▶ _WHAT IS ASKED_: Tally the lines that contain "this" and report the total alone.

▶ _EXERCISE INPUTS_:
*-*-*

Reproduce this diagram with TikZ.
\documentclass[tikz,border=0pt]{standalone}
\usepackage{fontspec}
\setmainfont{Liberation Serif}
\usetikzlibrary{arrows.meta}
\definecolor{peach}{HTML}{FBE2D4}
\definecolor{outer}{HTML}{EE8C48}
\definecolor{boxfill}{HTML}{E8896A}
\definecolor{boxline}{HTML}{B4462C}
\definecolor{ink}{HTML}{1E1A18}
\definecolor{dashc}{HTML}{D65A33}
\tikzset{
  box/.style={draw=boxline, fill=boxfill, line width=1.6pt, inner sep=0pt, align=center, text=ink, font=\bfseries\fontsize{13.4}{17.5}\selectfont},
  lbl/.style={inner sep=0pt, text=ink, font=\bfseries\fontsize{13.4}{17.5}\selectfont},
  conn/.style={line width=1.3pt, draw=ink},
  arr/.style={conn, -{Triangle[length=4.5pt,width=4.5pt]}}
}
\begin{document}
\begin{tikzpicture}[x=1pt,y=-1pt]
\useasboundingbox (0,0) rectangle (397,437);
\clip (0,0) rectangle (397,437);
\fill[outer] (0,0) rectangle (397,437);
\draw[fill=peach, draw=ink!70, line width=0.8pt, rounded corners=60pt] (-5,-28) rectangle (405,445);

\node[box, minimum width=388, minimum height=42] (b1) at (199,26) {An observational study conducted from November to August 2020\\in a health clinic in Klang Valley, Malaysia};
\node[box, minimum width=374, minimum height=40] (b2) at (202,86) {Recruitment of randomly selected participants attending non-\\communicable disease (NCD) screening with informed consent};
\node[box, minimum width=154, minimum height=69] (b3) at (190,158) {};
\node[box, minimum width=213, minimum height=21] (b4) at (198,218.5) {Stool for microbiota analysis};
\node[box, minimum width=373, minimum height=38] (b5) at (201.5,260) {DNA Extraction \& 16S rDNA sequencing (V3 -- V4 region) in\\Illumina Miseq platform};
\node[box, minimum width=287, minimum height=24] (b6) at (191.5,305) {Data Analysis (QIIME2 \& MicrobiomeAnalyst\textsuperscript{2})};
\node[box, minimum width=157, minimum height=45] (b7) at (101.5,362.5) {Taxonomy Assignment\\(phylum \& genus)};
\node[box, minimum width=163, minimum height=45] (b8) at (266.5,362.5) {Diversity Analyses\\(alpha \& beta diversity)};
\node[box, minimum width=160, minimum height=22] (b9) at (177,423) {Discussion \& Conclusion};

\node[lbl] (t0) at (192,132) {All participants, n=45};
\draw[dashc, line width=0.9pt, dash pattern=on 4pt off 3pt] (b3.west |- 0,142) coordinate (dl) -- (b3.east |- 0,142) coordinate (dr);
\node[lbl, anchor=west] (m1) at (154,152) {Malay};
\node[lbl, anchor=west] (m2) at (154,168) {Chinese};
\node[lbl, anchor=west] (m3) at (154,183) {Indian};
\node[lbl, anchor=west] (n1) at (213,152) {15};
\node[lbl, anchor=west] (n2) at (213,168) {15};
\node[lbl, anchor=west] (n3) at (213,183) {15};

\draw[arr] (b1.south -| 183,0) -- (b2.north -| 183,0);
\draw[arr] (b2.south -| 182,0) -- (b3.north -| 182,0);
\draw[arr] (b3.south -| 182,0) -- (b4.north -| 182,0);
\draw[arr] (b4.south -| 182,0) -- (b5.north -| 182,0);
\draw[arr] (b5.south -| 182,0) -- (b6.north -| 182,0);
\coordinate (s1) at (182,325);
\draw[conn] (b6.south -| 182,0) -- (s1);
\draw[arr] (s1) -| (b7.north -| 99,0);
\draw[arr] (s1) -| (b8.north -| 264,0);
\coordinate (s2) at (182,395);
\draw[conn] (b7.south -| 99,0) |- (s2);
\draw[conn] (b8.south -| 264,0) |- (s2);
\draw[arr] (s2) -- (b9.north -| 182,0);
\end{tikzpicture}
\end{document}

*-*-*

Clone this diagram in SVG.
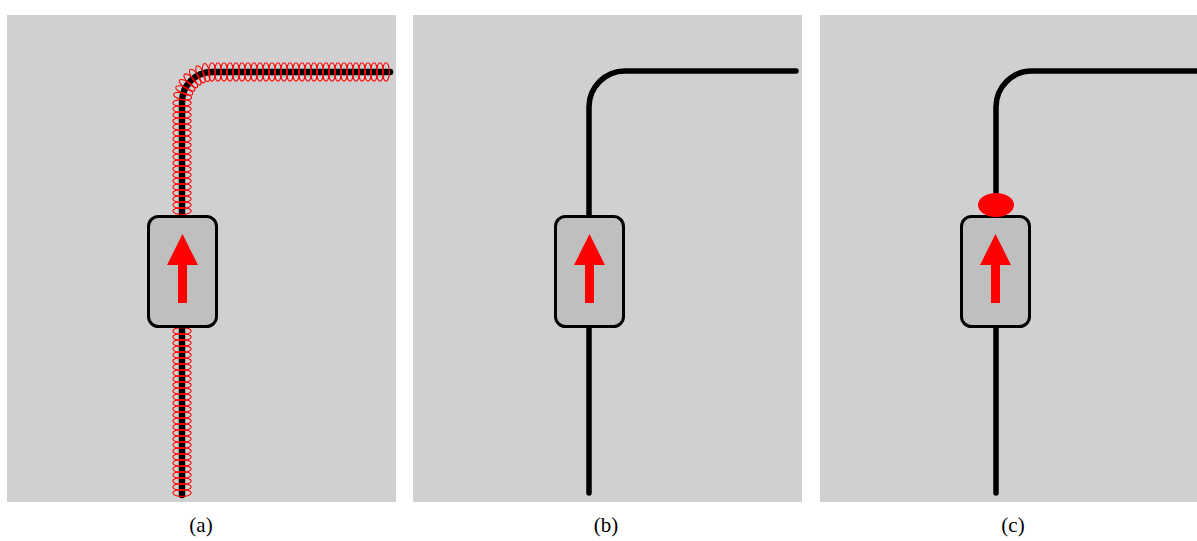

*-*-*

▶ _OUTPUT OF THE TASK_: 2